Supplied material |
------------------------------------------------

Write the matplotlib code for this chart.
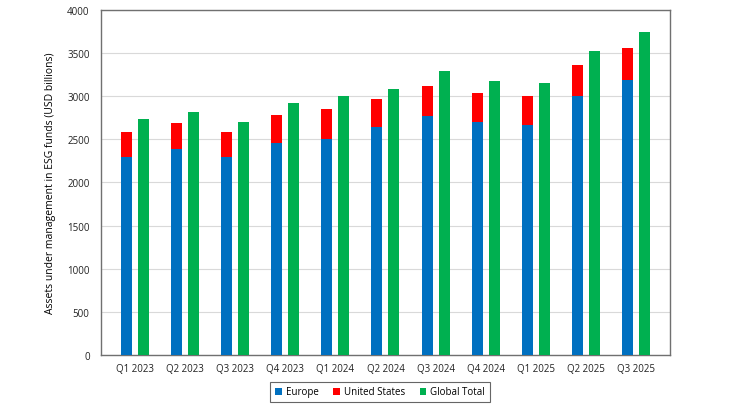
import numpy as np
import matplotlib
matplotlib.use("Agg")
import matplotlib.pyplot as plt

quarters = ["Q1 2023", "Q2 2023", "Q3 2023", "Q4 2023", "Q1 2024", "Q2 2024",
            "Q3 2024", "Q4 2024", "Q1 2025", "Q2 2025", "Q3 2025"]
europe = [2300, 2390, 2290, 2460, 2510, 2640, 2770, 2700, 2670, 3000, 3190]
us_top = [2590, 2690, 2580, 2780, 2850, 2970, 3120, 3040, 3000, 3360, 3560]
global_total = [2740, 2820, 2700, 2920, 3000, 3090, 3290, 3180, 3155, 3530, 3740]
united_states = [t - e for t, e in zip(us_top, europe)]

plt.rcParams['font.family'] = ['Open Sans', 'DejaVu Sans']

fig = plt.figure(figsize=(7.3, 4.1), dpi=100)
ax = fig.add_axes([0.138, 0.132, 0.780, 0.841])

x = np.arange(len(quarters))
w = 0.22
ax.bar(x - 0.17, europe, w, color='#0070C0', label='Europe', zorder=3)
ax.bar(x - 0.17, united_states, w, bottom=europe, color='#FF0000', label='United States', zorder=3)
ax.bar(x + 0.17, global_total, w, color='#00B050', label='Global Total', zorder=3)

ax.set_xlim(-0.68, len(quarters) - 1 + 0.68)
ax.set_ylim(0, 4000)
ax.set_yticks(range(0, 4001, 500))
ax.set_xticks(x)
ax.set_xticklabels(quarters)
ax.tick_params(length=0, labelsize=7, colors='#222222')
ax.tick_params(axis='y', pad=8)
ax.tick_params(axis='x', pad=6)
ax.grid(axis='y', color='#d9d9d9', linewidth=0.8, zorder=0)
for s in ax.spines.values():
    s.set_color('#707070')
    s.set_linewidth(1.0)

ax.set_ylabel('Assets under management in ESG funds (USD billions)', fontsize=7.5)
ax.yaxis.set_label_coords(-0.078, 0.5)

leg = fig.legend(loc='center', bbox_to_anchor=(380 / 730, 1 - 393 / 410), ncol=3,
                 fontsize=7, frameon=True, fancybox=False, handlelength=0.7,
                 handleheight=0.7, handletextpad=0.4, columnspacing=1.5,
                 borderpad=0.5)
leg.get_frame().set_edgecolor('#404040')
leg.get_frame().set_linewidth(0.8)

fig.savefig('out.png', dpi=100)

------------------------------------------------

Your instructions |
Extract the full listing exactly, with the pictures left out.

Worked solution |
Write the matplotlib code for this chart.
import numpy as np
import matplotlib
matplotlib.use("Agg")
import matplotlib.pyplot as plt

quarters = ["Q1 2023", "Q2 2023", "Q3 2023", "Q4 2023", "Q1 2024", "Q2 2024",
            "Q3 2024", "Q4 2024", "Q1 2025", "Q2 2025", "Q3 2025"]
europe = [2300, 2390, 2290, 2460, 2510, 2640, 2770, 2700, 2670, 3000, 3190]
us_top = [2590, 2690, 2580, 2780, 2850, 2970, 3120, 3040, 3000, 3360, 3560]
global_total = [2740, 2820, 2700, 2920, 3000, 3090, 3290, 3180, 3155, 3530, 3740]
united_states = [t - e for t, e in zip(us_top, europe)]

plt.rcParams['font.family'] = ['Open Sans', 'DejaVu Sans']

fig = plt.figure(figsize=(7.3, 4.1), dpi=100)
ax = fig.add_axes([0.138, 0.132, 0.780, 0.841])

x = np.arange(len(quarters))
w = 0.22
ax.bar(x - 0.17, europe, w, color='#0070C0', label='Europe', zorder=3)
ax.bar(x - 0.17, united_states, w, bottom=europe, color='#FF0000', label='United States', zorder=3)
ax.bar(x + 0.17, global_total, w, color='#00B050', label='Global Total', zorder=3)

ax.set_xlim(-0.68, len(quarters) - 1 + 0.68)
ax.set_ylim(0, 4000)
ax.set_yticks(range(0, 4001, 500))
ax.set_xticks(x)
ax.set_xticklabels(quarters)
ax.tick_params(length=0, labelsize=7, colors='#222222')
ax.tick_params(axis='y', pad=8)
ax.tick_params(axis='x', pad=6)
ax.grid(axis='y', color='#d9d9d9', linewidth=0.8, zorder=0)
for s in ax.spines.values():
    s.set_color('#707070')
    s.set_linewidth(1.0)

ax.set_ylabel('Assets under management in ESG funds (USD billions)', fontsize=7.5)
ax.yaxis.set_label_coords(-0.078, 0.5)

leg = fig.legend(loc='center', bbox_to_anchor=(380 / 730, 1 - 393 / 410), ncol=3,
                 fontsize=7, frameon=True, fancybox=False, handlelength=0.7,
                 handleheight=0.7, handletextpad=0.4, columnspacing=1.5,
                 borderpad=0.5)
leg.get_frame().set_edgecolor('#404040')
leg.get_frame().set_linewidth(0.8)

fig.savefig('out.png', dpi=100)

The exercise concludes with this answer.